- Specialty: Infectious disease
- Symptoms: Pneumonia like
- Causes: Bacillus cereus group bacteria
- Risk factors: Welding; metalworking without sufficient ventilation
- Treatment: Antibiotics, antitoxin
- Medication: Obiltoxaximab
- Frequency: Nine documented cases since 1994
- Deaths: Six

= Welder's anthrax =

Occupational disease

Welder's anthrax is a disease that closely resembles anthrax and is seemingly associated with welders and other metal workers. The term was first coined in 2022 in a paper that noted a cluster of cases presenting as severe pneumonia among welders attributed to anthrax toxin. Though illness attributed to anthrax toxin is typically associated with infection by anthrax bacteria, Bacillus anthracis, these workers appeared to be infected with different disease-causing bacteria, Bacillus cereus biovar anthracis, that were able to produce the toxin by means of a plasmid.

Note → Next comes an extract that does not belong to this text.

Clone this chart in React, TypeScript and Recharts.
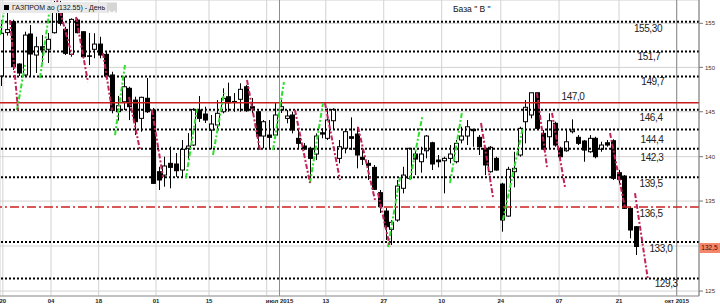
import React from 'react';
import { ComposedChart, Bar, XAxis, YAxis, CartesianGrid, ReferenceLine, ReferenceDot } from 'recharts';

// ---- candle data (trading-day index = position in arrays) ----
const openP = [149.80,154.2,155.30,151.02,149.91,154.06,151.93,152.77,152.51,154.19,156.31,154.53,152.00,155.47,154.29,151.85,152.51,153.04,152.00,149.91,146.2,147.20,148.56,147.37,145.52,147.55,146.36,140.12,139.78,140.97,140.90,140.29,142.49,142.82,146.36,145.96,144.34,144.85,146.19,147.71,147.23,147.45,148.72,146.70,146.19,143.73,143.83,143.83,146.36,145.52,145.86,143.50,142.72,142.49,141.91,144.06,143.50,145.28,141.47,142.49,143.66,143.93,141.58,140.97,140.56,138.00,136.14,134.29,135.23,138.44,139.45,141.91,141.13,142.24,143.05,141.30,141.23,141.47,141.13,143.33,143.73,144.41,143.60,142.49,140.12,141.47,138.87,135.63,140.12,141.81,145.18,145.86,148.11,144.00,143.66,145.02,142.49,142.24,144.17,143.60,143.23,142.14,143.50,142.39,143.05,143.26,140.02,139.68,136.41,134.55];
const highP = [155.47,156.2,155.5,151.09,154.29,154.97,153.78,153.95,154.16,157.4,157.4,154.79,155.64,155.64,154.32,154.16,154.13,153.78,152.33,150.24,147.8,149.73,148.72,147.71,147.71,149.60,146.57,140.62,141.64,142.65,142.01,143.33,144.03,146.54,147.78,146.70,145.86,147.37,148.56,149.13,148.08,149.07,148.89,147.58,146.36,145.35,145.35,147.07,147.37,146.36,146.19,144.34,143.02,142.65,144.00,144.51,146.54,146.54,143.33,144.34,145.62,144.67,142.31,141.30,140.80,138.27,136.44,135.23,139.28,140.62,142.52,142.31,142.65,143.83,143.15,141.81,141.64,142.82,143.33,144.67,145.35,144.45,143.83,142.65,142.72,141.64,139.00,140.62,142.14,144.67,147.37,148.11,148.11,144.34,146.03,145.18,142.65,144.41,145.42,143.83,143.33,143.83,143.66,143.15,143.33,143.40,140.29,139.78,136.58,134.6];
const lowP = [148.79,153.9,150.41,149.80,149.73,149.80,150.11,151.25,151.12,154.1,154.9,151.93,151.76,154.13,151.60,150.92,151.60,151.60,149.70,146.03,145.3,146.36,145.35,143.83,144.17,146.06,138.9,138.27,138.60,138.44,139.61,139.48,141.30,142.72,145.15,145.05,142.39,144.34,146.03,146.19,146.19,146.19,146.19,146.06,142.39,142.49,142.52,143.63,146.06,145.02,144.00,142.49,142.31,139.28,141.30,143.50,143.33,144.34,140.97,141.98,142.31,140.46,140.80,139.28,138.27,135.94,133.21,132.70,135.06,137.93,139.28,139.78,140.02,141.47,140.29,140.56,137.93,140.97,140.97,142.99,142.82,142.65,141.81,139.78,140.02,140.22,134.05,135.56,138.54,141.64,142.99,145.52,144.41,142.31,142.49,142.65,141.47,142.14,144.00,142.82,141.13,142.04,141.47,142.14,142.65,139.28,138.94,136.35,133.38,131.69];
const closeP = [154.13,154.5,150.75,150.11,153.95,152.03,152.77,152.44,153.52,156.76,155.14,152.10,155.54,154.19,151.76,151.80,153.04,151.93,149.80,146.36,146.8,148.72,146.70,145.18,147.65,146.19,138.94,139.28,140.70,140.56,140.22,142.39,142.72,146.43,145.52,145.35,144.95,146.03,147.55,147.10,147.18,148.46,146.29,146.54,143.73,145.18,143.60,145.86,146.70,145.76,144.34,142.99,142.49,141.47,143.73,143.93,145.35,146.43,142.65,144.17,143.50,141.81,141.37,140.77,138.34,136.58,134.55,135.00,138.67,139.78,142.49,141.40,141.91,143.73,140.90,141.13,141.47,141.91,142.99,143.73,144.67,144.27,142.65,140.80,142.59,140.29,135.23,140.36,140.46,144.51,146.64,148.11,144.51,142.49,145.28,142.82,141.64,143.15,144.34,142.99,142.31,143.50,141.64,142.82,142.82,139.45,139.35,136.41,134.22,132.55];

// ---- x axis ticks (trading-day index) ----
const xTickPos = [0.2, 8.47, 16.65, 26.5, 35.6, 45.5, 47.7, 55.65, 65.6, 75.55, 85.7, 95.7, 106.0, 115.9];
const xTickLabels = ['20', '04', '18', '01', '15', '', 'июл 2015', '13', '27', '10', '24', '07', '21', 'окт 2015'];
const monthLines = [47.7, 115.9];

// ---- y axis ticks as drawn on the right scale (130 is hidden under the price box) ----
const yTickPos = [155.14, 150.68, 146.19, 141.64, 137.15, 132.6, 128.04];
const yTickLabels = ['155', '150', '145', '140', '135', '', '125'];

// ---- horizontal levels ----
const dottedLevels = [155.3, 152.3, 149.75, 146.4, 144.4, 142.45, 139.55, 133.0, 129.3];
const solidRedLevel = 147.1;
const dashRedLevel = 136.55;

// ---- level annotations: text, index position, value position ----
const levelText = ['155,30', '151,7', '149,7', '147,0', '146,4', '144,4', '142,3', '139,5', '136,5', '133,0', '129,3'];
const levelTextIdx = [110.97, 111.15, 111.8, 98.1, 111.5, 111.66, 111.66, 111.5, 111.5, 113.2, 114.1];
const levelTextVal = [154.66, 151.83, 149.30, 147.78, 145.62, 143.40, 141.58, 138.94, 135.84, 132.32, 128.82];

// ---- trend segments [i1, v1, i2, v2] ----
const upSegments = [
  [-0.29, 153.95, 0.39, 156.28], [2.63, 146.36, 4.0, 150.92], [6.58, 149.6, 8.29, 156.79],
  [19.46, 143.83, 21.17, 150.92], [31.64, 139.48, 33.53, 146.46], [36.28, 141.81, 38.17, 148.08],
  [46.58, 142.31, 48.47, 149.2], [52.94, 138.97, 55.17, 147.07], [66.33, 132.5, 68.39, 139.58],
  [70.1, 139.28, 72.2, 145.65], [76.98, 138.97, 79.04, 146.16], [86.07, 135.23, 89.51, 144.64],
];
const downSegments = [
  [1.43, 155.47, 2.8, 146.36], [9.5, 157.45, 12.07, 151.93], [12.76, 155.78, 14.82, 149.2],
  [17.39, 152.13, 18.94, 146.36], [21.86, 147.68, 23.75, 142.31], [25.81, 146.36, 27.7, 139.58],
  [42.12, 149.4, 44.35, 142.31], [50.36, 146.36, 52.94, 138.97], [55.51, 147.07, 58.09, 139.28],
  [61.18, 144.64, 64.1, 137.25], [64.61, 137.96, 66.67, 132.5], [82.3, 145.05, 84.36, 137.56],
  [91.91, 148.08, 93.63, 140.59], [94.49, 146.06, 96.72, 138.57], [104.45, 144.04, 107.03, 136.44],
  [108.74, 137.95, 110.97, 129.16],
];

const candles = openP.map((o, i) => ({ i, o, h: highP[i], l: lowP[i], c: closeP[i] }));

const CandleShape = (props: any) => {
  let { x, y, width, height, payload } = props;
  if (height < 0) { y += height; height = -height; }
  const { o, h, l, c } = payload;
  const range = h - l;
  const k = range > 0 ? height / range : 0;
  const yO = y + (h - o) * k;
  const yC = y + (h - c) * k;
  const top = Math.min(yO, yC);
  const bh = Math.max(0.5, Math.abs(yO - yC));
  const cx = Math.round(x + width / 2);
  const up = c >= o;
  return (
    <g>
      <line x1={cx + 0.5} x2={cx + 0.5} y1={y} y2={y + height} stroke="#000" strokeWidth={1} />
      <rect x={cx - 1.5} y={top} width={4} height={bh} fill={up ? '#fff' : '#000'} stroke="#000" strokeWidth={1} />
    </g>
  );
};

const FONT = '"Liberation Sans", Arial, sans-serif';

export default function App() {
  return (
    <div style={{ position: 'absolute', left: 0, top: 0, width: 720, height: 306, background: '#fff', fontFamily: FONT, overflow: 'hidden' }}>
      <ComposedChart width={720} height={306} data={candles} margin={{ top: 0, right: 0, bottom: 0, left: 0 }}>
        <CartesianGrid stroke="#d2d2d2" strokeWidth={1} />
        <XAxis
          type="number"
          dataKey="i"
          domain={[-0.29, 119.73]}
          allowDataOverflow
          ticks={xTickPos}
          interval={0}
          tickFormatter={(v: number, idx: number) => xTickLabels[idx] ?? ''}
          height={10}
          tickLine={false}
          tickSize={2}
          tickMargin={1}
          axisLine={{ stroke: '#9a9a9a' }}
          tick={{ fontSize: 6, fontWeight: 700, fill: '#222', fontFamily: FONT }}
        />
        <YAxis
          orientation="right"
          domain={[127.54, 157.5]}
          allowDataOverflow
          ticks={yTickPos}
          interval={0}
          tickFormatter={(v: number, idx: number) => yTickLabels[idx] ?? ''}
          width={21}
          tickSize={4}
          tickMargin={2}
          axisLine={{ stroke: '#777' }}
          tickLine={{ stroke: '#777' }}
          tick={{ fontSize: 6, fill: '#333', fontFamily: FONT }}
        />
        {monthLines.map((m) => (
          <ReferenceLine key={'m' + m} x={m} stroke="#8c8c8c" strokeWidth={1} />
        ))}
        <Bar dataKey={(d: any) => [d.l, d.h]} barSize={5} shape={<CandleShape />} isAnimationActive={false} />
        {dottedLevels.map((v) => (
          <ReferenceLine key={'d' + v} y={v} stroke="#000" strokeWidth={2} strokeDasharray="2 2" />
        ))}
        <ReferenceLine y={solidRedLevel} stroke="#c81e1e" strokeWidth={1.3} />
        <ReferenceLine y={dashRedLevel} stroke="#cc2020" strokeWidth={1.3} strokeDasharray="9 3 2 3" />
        {upSegments.map((s, k) => (
          <ReferenceLine key={'u' + k} ifOverflow="hidden" segment={[{ x: s[0], y: s[1] }, { x: s[2], y: s[3] }]} stroke="#2ee02e" strokeWidth={2} strokeDasharray="5 2 2 2" />
        ))}
        {downSegments.map((s, k) => (
          <ReferenceLine key={'r' + k} ifOverflow="hidden" segment={[{ x: s[0], y: s[1] }, { x: s[2], y: s[3] }]} stroke="#c2245a" strokeWidth={2} strokeDasharray="5 2 2 2" />
        ))}
        {levelText.map((t, k) => (
          <ReferenceDot
            key={'t' + k}
            x={levelTextIdx[k]}
            y={levelTextVal[k]}
            r={1}
            ifOverflow="visible"
            shape={(p: any) => (
              <text x={p.cx} y={p.cy} textAnchor="middle" dominantBaseline="central" fontSize={10} letterSpacing={-0.4} fill="#222" fontFamily={FONT}>
                {t}
              </text>
            )}
          />
        ))}
      </ComposedChart>

      <div style={{ position: 'absolute', left: 1, top: 2, width: 116, height: 11, background: '#e9e9e9' }}>
        <div style={{ position: 'absolute', left: 3, top: 3, width: 5, height: 5, background: '#000' }} />
        <div style={{ position: 'absolute', left: 11, top: 0, fontSize: 7, lineHeight: '11px', color: '#111', whiteSpace: 'nowrap' }}>
          ГАЗПРОМ ао (132.55) - День
        </div>
        <div style={{ position: 'absolute', left: 106, top: 1, width: 10, height: 9, background: '#d6d6d6' }}>
          <svg width={10} height={9}>
            <polyline points="2,3 5,6 8,3" fill="none" stroke="#fff" strokeWidth={1.5} />
          </svg>
        </div>
      </div>
      <div style={{ position: 'absolute', left: 453, top: 4, fontSize: 8.5, lineHeight: '11px', color: '#111', whiteSpace: 'nowrap' }}>
        База " В "
      </div>
      <div style={{ position: 'absolute', left: 699, top: 243, width: 21, height: 10, background: '#f4876a', fontSize: 6.5, lineHeight: '10px', textAlign: 'center', color: '#3a0a00' }}>
        132,5
      </div>
    </div>
  );
}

The US Centers for Disease Control (CDC) has recognized that metalworkers, especially welders, are at risk of catching welder's anthrax. The cause of the elevated risk is not well understood, but researchers have speculated that metal fumes, and specifically iron oxide, inhaled by metal workers may create susceptibility to the disease.

== Epidemiology ==
As of January 2026, nine cases have been documented by the US CDC (six fatal), all involving metalworkers from Texas and Louisiana. The bacteria Bacillus tropicus was isolated from a patient in September 2024.

== Treatment ==
Obiltoxaximab, a monoclonal antibody anthrax antitoxin, was used to successfully treat Welder's anthrax in September 2024.